Please write out the complete listing that follows, exactly as it reads.
━━━━━━━━
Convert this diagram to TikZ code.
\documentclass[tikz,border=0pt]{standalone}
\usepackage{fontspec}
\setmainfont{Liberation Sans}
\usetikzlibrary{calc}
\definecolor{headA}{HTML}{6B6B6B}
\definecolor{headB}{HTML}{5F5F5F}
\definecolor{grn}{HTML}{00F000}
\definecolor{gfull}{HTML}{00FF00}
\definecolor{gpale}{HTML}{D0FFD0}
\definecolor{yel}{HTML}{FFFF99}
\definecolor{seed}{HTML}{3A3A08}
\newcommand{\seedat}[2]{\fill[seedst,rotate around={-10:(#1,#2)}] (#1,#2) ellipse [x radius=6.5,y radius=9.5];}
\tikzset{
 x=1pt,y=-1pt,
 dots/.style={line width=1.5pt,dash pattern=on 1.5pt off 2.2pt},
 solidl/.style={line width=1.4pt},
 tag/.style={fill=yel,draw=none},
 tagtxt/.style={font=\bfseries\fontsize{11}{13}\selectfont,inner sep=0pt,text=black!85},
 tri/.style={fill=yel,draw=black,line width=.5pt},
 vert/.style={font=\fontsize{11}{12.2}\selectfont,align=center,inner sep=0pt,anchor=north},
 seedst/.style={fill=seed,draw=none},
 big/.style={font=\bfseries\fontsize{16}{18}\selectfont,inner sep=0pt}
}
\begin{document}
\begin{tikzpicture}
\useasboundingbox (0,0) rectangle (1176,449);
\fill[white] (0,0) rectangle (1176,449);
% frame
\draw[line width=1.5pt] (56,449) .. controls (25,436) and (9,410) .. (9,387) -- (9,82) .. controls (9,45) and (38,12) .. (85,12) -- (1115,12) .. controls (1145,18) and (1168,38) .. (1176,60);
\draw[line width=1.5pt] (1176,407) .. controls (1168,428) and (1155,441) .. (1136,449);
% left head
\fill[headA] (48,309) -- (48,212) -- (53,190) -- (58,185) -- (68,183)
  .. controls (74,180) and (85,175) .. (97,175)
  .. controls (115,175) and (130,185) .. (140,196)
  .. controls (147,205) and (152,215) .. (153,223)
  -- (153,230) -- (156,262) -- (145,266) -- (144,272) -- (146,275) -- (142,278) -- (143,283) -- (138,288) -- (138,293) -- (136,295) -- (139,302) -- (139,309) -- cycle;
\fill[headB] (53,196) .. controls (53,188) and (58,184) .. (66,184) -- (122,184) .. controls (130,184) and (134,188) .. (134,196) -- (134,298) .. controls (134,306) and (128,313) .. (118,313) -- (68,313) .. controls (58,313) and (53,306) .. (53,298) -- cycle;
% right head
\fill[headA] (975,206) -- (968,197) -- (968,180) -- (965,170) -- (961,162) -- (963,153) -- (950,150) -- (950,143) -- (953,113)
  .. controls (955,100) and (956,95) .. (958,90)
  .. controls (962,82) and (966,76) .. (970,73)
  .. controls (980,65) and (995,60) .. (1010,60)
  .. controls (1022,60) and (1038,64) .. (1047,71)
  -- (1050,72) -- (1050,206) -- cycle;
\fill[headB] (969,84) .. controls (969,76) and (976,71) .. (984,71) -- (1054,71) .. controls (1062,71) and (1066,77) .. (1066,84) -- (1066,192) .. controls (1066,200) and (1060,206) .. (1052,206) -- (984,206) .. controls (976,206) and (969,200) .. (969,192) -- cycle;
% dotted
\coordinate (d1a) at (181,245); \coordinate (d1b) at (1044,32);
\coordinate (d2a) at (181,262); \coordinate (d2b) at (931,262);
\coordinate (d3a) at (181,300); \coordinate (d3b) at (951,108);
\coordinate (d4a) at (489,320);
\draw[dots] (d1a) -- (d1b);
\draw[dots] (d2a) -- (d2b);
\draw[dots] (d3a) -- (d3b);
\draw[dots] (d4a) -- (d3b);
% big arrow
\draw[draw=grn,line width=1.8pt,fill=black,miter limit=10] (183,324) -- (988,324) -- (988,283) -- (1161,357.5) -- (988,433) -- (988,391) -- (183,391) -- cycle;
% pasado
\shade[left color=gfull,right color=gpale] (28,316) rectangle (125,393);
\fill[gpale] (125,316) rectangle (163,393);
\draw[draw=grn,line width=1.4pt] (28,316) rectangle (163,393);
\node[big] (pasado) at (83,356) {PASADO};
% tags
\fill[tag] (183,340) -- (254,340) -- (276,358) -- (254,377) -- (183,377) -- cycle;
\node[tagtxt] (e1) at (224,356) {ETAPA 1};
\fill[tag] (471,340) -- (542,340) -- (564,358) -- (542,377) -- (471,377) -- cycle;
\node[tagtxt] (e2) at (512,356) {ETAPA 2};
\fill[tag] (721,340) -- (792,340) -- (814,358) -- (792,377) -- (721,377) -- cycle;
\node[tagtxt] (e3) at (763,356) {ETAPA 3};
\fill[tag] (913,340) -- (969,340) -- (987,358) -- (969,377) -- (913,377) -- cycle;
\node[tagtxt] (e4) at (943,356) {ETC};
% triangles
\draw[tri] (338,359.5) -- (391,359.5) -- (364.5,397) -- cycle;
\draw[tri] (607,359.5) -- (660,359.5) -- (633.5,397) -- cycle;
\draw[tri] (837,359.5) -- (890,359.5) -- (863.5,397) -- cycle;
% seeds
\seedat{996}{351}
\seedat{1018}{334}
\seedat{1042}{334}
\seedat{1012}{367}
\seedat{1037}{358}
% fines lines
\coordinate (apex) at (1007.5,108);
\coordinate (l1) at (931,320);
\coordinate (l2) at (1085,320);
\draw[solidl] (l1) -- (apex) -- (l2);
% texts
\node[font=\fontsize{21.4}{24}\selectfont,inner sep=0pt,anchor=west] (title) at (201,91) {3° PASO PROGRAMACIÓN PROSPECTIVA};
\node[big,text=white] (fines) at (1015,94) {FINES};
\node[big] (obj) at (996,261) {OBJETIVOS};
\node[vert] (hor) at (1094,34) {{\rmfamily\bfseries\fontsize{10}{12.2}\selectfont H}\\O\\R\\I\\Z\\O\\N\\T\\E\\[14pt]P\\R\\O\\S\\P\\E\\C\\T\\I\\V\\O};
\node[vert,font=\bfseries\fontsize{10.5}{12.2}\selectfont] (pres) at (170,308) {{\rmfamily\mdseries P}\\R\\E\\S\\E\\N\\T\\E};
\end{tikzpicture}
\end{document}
━━━━━━━━
Answer to this problem ▸
Convert this diagram to TikZ code.
\documentclass[tikz,border=0pt]{standalone}
\usepackage{fontspec}
\setmainfont{Liberation Sans}
\usetikzlibrary{calc}
\definecolor{headA}{HTML}{6B6B6B}
\definecolor{headB}{HTML}{5F5F5F}
\definecolor{grn}{HTML}{00F000}
\definecolor{gfull}{HTML}{00FF00}
\definecolor{gpale}{HTML}{D0FFD0}
\definecolor{yel}{HTML}{FFFF99}
\definecolor{seed}{HTML}{3A3A08}
\newcommand{\seedat}[2]{\fill[seedst,rotate around={-10:(#1,#2)}] (#1,#2) ellipse [x radius=6.5,y radius=9.5];}
\tikzset{
 x=1pt,y=-1pt,
 dots/.style={line width=1.5pt,dash pattern=on 1.5pt off 2.2pt},
 solidl/.style={line width=1.4pt},
 tag/.style={fill=yel,draw=none},
 tagtxt/.style={font=\bfseries\fontsize{11}{13}\selectfont,inner sep=0pt,text=black!85},
 tri/.style={fill=yel,draw=black,line width=.5pt},
 vert/.style={font=\fontsize{11}{12.2}\selectfont,align=center,inner sep=0pt,anchor=north},
 seedst/.style={fill=seed,draw=none},
 big/.style={font=\bfseries\fontsize{16}{18}\selectfont,inner sep=0pt}
}
\begin{document}
\begin{tikzpicture}
\useasboundingbox (0,0) rectangle (1176,449);
\fill[white] (0,0) rectangle (1176,449);
% frame
\draw[line width=1.5pt] (56,449) .. controls (25,436) and (9,410) .. (9,387) -- (9,82) .. controls (9,45) and (38,12) .. (85,12) -- (1115,12) .. controls (1145,18) and (1168,38) .. (1176,60);
\draw[line width=1.5pt] (1176,407) .. controls (1168,428) and (1155,441) .. (1136,449);
% left head
\fill[headA] (48,309) -- (48,212) -- (53,190) -- (58,185) -- (68,183)
  .. controls (74,180) and (85,175) .. (97,175)
  .. controls (115,175) and (130,185) .. (140,196)
  .. controls (147,205) and (152,215) .. (153,223)
  -- (153,230) -- (156,262) -- (145,266) -- (144,272) -- (146,275) -- (142,278) -- (143,283) -- (138,288) -- (138,293) -- (136,295) -- (139,302) -- (139,309) -- cycle;
\fill[headB] (53,196) .. controls (53,188) and (58,184) .. (66,184) -- (122,184) .. controls (130,184) and (134,188) .. (134,196) -- (134,298) .. controls (134,306) and (128,313) .. (118,313) -- (68,313) .. controls (58,313) and (53,306) .. (53,298) -- cycle;
% right head
\fill[headA] (975,206) -- (968,197) -- (968,180) -- (965,170) -- (961,162) -- (963,153) -- (950,150) -- (950,143) -- (953,113)
  .. controls (955,100) and (956,95) .. (958,90)
  .. controls (962,82) and (966,76) .. (970,73)
  .. controls (980,65) and (995,60) .. (1010,60)
  .. controls (1022,60) and (1038,64) .. (1047,71)
  -- (1050,72) -- (1050,206) -- cycle;
\fill[headB] (969,84) .. controls (969,76) and (976,71) .. (984,71) -- (1054,71) .. controls (1062,71) and (1066,77) .. (1066,84) -- (1066,192) .. controls (1066,200) and (1060,206) .. (1052,206) -- (984,206) .. controls (976,206) and (969,200) .. (969,192) -- cycle;
% dotted
\coordinate (d1a) at (181,245); \coordinate (d1b) at (1044,32);
\coordinate (d2a) at (181,262); \coordinate (d2b) at (931,262);
\coordinate (d3a) at (181,300); \coordinate (d3b) at (951,108);
\coordinate (d4a) at (489,320);
\draw[dots] (d1a) -- (d1b);
\draw[dots] (d2a) -- (d2b);
\draw[dots] (d3a) -- (d3b);
\draw[dots] (d4a) -- (d3b);
% big arrow
\draw[draw=grn,line width=1.8pt,fill=black,miter limit=10] (183,324) -- (988,324) -- (988,283) -- (1161,357.5) -- (988,433) -- (988,391) -- (183,391) -- cycle;
% pasado
\shade[left color=gfull,right color=gpale] (28,316) rectangle (125,393);
\fill[gpale] (125,316) rectangle (163,393);
\draw[draw=grn,line width=1.4pt] (28,316) rectangle (163,393);
\node[big] (pasado) at (83,356) {PASADO};
% tags
\fill[tag] (183,340) -- (254,340) -- (276,358) -- (254,377) -- (183,377) -- cycle;
\node[tagtxt] (e1) at (224,356) {ETAPA 1};
\fill[tag] (471,340) -- (542,340) -- (564,358) -- (542,377) -- (471,377) -- cycle;
\node[tagtxt] (e2) at (512,356) {ETAPA 2};
\fill[tag] (721,340) -- (792,340) -- (814,358) -- (792,377) -- (721,377) -- cycle;
\node[tagtxt] (e3) at (763,356) {ETAPA 3};
\fill[tag] (913,340) -- (969,340) -- (987,358) -- (969,377) -- (913,377) -- cycle;
\node[tagtxt] (e4) at (943,356) {ETC};
% triangles
\draw[tri] (338,359.5) -- (391,359.5) -- (364.5,397) -- cycle;
\draw[tri] (607,359.5) -- (660,359.5) -- (633.5,397) -- cycle;
\draw[tri] (837,359.5) -- (890,359.5) -- (863.5,397) -- cycle;
% seeds
\seedat{996}{351}
\seedat{1018}{334}
\seedat{1042}{334}
\seedat{1012}{367}
\seedat{1037}{358}
% fines lines
\coordinate (apex) at (1007.5,108);
\coordinate (l1) at (931,320);
\coordinate (l2) at (1085,320);
\draw[solidl] (l1) -- (apex) -- (l2);
% texts
\node[font=\fontsize{21.4}{24}\selectfont,inner sep=0pt,anchor=west] (title) at (201,91) {3° PASO PROGRAMACIÓN PROSPECTIVA};
\node[big,text=white] (fines) at (1015,94) {FINES};
\node[big] (obj) at (996,261) {OBJETIVOS};
\node[vert] (hor) at (1094,34) {{\rmfamily\bfseries\fontsize{10}{12.2}\selectfont H}\\O\\R\\I\\Z\\O\\N\\T\\E\\[14pt]P\\R\\O\\S\\P\\E\\C\\T\\I\\V\\O};
\node[vert,font=\bfseries\fontsize{10.5}{12.2}\selectfont] (pres) at (170,308) {{\rmfamily\mdseries P}\\R\\E\\S\\E\\N\\T\\E};
\end{tikzpicture}
\end{document}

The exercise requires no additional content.